## What is required
Extract every line of the material that holds the string "this".

## Raw records
........
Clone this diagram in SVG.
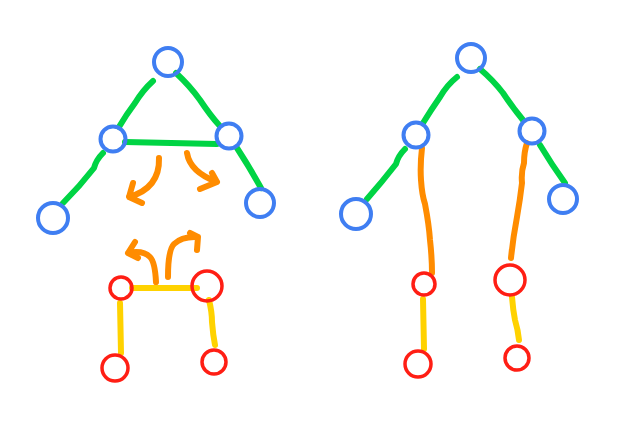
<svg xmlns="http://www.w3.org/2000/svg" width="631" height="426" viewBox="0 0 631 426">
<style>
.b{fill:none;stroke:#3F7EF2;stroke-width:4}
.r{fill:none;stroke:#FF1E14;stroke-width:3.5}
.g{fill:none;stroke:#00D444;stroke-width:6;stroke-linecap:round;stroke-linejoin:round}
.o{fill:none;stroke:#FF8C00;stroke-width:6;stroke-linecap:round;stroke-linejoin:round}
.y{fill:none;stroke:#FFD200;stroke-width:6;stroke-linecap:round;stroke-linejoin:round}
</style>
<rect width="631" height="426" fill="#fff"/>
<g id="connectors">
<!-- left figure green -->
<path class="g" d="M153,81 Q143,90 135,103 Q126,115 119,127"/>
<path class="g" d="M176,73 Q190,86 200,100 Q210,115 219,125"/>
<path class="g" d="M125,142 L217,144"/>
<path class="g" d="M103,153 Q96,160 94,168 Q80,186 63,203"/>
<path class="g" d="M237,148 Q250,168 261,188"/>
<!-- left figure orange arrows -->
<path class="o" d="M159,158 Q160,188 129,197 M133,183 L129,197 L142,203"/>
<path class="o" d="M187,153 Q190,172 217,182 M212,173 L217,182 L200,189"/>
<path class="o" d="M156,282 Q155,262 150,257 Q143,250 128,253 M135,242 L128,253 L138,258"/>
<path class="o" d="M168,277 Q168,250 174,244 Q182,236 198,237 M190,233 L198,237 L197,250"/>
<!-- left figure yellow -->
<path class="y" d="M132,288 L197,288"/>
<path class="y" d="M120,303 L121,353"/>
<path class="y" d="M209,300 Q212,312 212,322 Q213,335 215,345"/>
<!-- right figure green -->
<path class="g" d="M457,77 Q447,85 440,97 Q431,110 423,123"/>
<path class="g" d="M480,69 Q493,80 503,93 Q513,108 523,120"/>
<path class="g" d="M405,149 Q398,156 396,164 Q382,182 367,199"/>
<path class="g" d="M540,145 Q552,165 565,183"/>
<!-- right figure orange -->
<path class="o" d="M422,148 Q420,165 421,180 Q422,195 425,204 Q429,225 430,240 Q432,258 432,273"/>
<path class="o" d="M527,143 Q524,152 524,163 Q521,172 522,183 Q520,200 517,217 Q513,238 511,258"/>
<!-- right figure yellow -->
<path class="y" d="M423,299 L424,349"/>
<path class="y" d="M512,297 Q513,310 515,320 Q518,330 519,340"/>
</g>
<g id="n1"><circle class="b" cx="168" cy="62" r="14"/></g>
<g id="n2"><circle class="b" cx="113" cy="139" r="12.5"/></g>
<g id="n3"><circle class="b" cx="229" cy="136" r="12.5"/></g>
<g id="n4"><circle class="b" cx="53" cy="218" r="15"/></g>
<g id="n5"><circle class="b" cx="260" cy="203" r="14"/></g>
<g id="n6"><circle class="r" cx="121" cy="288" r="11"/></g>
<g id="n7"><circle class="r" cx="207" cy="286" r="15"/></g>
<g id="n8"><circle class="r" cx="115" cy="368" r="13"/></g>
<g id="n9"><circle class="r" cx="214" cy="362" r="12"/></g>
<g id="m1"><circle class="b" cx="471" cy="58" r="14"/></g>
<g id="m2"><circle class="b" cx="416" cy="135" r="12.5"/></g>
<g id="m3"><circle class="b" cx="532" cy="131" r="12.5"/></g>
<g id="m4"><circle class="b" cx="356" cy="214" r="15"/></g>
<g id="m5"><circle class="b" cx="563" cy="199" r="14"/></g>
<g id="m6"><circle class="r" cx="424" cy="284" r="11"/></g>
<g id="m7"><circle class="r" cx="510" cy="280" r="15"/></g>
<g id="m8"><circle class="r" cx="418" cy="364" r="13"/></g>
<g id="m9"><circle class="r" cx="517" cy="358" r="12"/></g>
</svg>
........
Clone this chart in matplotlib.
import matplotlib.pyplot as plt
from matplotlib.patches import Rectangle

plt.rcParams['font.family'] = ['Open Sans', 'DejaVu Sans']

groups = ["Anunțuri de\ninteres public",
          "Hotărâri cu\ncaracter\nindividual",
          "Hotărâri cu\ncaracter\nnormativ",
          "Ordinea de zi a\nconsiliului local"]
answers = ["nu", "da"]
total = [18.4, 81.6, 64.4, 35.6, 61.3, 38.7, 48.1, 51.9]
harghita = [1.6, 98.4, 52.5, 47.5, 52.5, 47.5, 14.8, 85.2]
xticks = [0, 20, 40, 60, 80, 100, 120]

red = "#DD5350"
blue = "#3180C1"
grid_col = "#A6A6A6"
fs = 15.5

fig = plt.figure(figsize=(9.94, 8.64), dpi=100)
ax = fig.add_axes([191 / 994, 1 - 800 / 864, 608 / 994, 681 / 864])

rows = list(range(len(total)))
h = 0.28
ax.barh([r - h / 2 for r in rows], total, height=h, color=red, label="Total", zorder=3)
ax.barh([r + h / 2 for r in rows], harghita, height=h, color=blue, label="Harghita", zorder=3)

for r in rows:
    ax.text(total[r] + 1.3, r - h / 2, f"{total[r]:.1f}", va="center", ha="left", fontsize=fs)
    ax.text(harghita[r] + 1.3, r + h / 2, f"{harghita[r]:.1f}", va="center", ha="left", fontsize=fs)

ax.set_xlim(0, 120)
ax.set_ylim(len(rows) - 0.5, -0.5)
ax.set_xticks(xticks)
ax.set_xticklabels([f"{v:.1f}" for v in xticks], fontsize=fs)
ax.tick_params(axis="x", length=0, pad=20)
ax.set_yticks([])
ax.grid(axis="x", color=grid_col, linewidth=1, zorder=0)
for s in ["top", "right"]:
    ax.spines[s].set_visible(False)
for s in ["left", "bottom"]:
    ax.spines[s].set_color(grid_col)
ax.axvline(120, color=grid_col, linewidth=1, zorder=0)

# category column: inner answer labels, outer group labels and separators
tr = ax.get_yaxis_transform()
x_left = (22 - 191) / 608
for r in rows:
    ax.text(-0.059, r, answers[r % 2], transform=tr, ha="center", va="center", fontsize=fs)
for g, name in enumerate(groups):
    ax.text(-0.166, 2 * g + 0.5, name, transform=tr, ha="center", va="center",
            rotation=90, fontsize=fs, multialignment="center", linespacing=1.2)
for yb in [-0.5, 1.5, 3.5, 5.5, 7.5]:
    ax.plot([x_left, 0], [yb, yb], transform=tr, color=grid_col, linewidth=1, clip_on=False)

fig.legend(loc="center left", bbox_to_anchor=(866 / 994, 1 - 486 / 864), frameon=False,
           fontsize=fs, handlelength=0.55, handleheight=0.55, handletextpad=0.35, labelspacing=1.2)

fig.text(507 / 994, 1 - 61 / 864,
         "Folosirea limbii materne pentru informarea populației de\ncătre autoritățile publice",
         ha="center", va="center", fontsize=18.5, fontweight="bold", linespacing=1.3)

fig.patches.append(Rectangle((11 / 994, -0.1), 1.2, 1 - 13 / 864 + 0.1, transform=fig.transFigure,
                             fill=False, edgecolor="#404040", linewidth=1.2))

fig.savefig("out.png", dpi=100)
........
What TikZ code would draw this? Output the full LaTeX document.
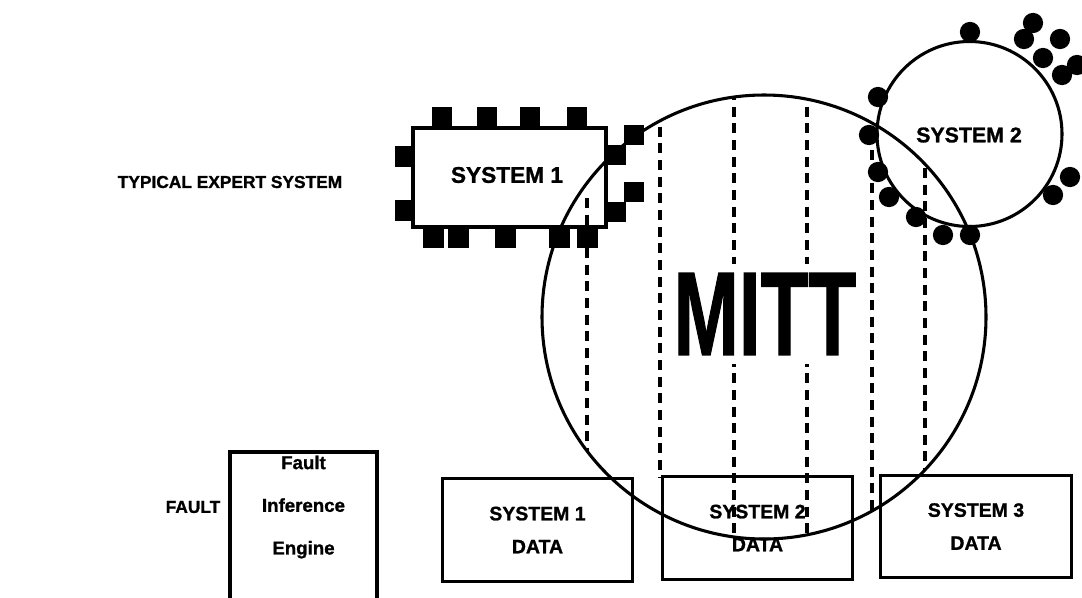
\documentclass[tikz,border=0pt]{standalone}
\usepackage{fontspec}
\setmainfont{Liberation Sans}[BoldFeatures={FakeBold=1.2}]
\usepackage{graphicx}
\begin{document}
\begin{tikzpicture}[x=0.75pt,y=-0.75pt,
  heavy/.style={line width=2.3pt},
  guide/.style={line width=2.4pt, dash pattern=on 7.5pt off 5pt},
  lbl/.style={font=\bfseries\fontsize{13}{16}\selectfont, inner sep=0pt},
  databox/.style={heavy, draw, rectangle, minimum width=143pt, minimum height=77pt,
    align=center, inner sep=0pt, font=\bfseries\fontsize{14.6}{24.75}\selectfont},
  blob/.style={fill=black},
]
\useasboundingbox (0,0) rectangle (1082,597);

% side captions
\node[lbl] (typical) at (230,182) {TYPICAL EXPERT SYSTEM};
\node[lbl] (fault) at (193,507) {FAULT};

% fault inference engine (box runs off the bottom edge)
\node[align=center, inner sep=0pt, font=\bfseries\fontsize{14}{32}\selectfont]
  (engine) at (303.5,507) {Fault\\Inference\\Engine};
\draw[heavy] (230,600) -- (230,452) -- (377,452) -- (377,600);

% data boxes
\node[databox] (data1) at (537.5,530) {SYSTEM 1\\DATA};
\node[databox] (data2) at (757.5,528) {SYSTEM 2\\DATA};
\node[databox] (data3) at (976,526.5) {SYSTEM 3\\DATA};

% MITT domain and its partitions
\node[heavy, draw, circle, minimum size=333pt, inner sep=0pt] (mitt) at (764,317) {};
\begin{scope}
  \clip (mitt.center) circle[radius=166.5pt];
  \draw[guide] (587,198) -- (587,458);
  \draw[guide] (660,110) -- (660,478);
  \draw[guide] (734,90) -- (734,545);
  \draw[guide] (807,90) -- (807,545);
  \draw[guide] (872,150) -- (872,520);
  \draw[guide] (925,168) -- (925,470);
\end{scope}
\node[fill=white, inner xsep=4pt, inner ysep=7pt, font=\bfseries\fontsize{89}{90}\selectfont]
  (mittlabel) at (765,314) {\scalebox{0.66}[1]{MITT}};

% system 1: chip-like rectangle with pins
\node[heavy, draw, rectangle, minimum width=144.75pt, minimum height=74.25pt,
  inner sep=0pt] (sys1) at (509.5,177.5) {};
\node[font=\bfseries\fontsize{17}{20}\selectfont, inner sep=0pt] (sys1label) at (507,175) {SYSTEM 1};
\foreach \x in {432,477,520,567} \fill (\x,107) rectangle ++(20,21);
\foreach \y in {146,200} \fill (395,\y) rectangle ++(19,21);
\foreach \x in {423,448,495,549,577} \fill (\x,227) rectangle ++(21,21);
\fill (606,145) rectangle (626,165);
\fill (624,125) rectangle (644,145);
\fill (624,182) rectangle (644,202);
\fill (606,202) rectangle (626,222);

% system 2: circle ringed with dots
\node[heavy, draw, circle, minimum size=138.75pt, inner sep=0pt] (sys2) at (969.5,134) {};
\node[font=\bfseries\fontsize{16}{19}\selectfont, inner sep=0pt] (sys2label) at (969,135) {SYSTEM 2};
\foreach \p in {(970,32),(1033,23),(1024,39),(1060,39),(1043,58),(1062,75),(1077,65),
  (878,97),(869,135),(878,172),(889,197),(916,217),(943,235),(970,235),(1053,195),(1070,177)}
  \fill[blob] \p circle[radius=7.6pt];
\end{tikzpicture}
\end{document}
........
## Task solution
Clone this diagram in SVG.
Clone this chart in matplotlib.
What TikZ code would draw this? Output the full LaTeX document.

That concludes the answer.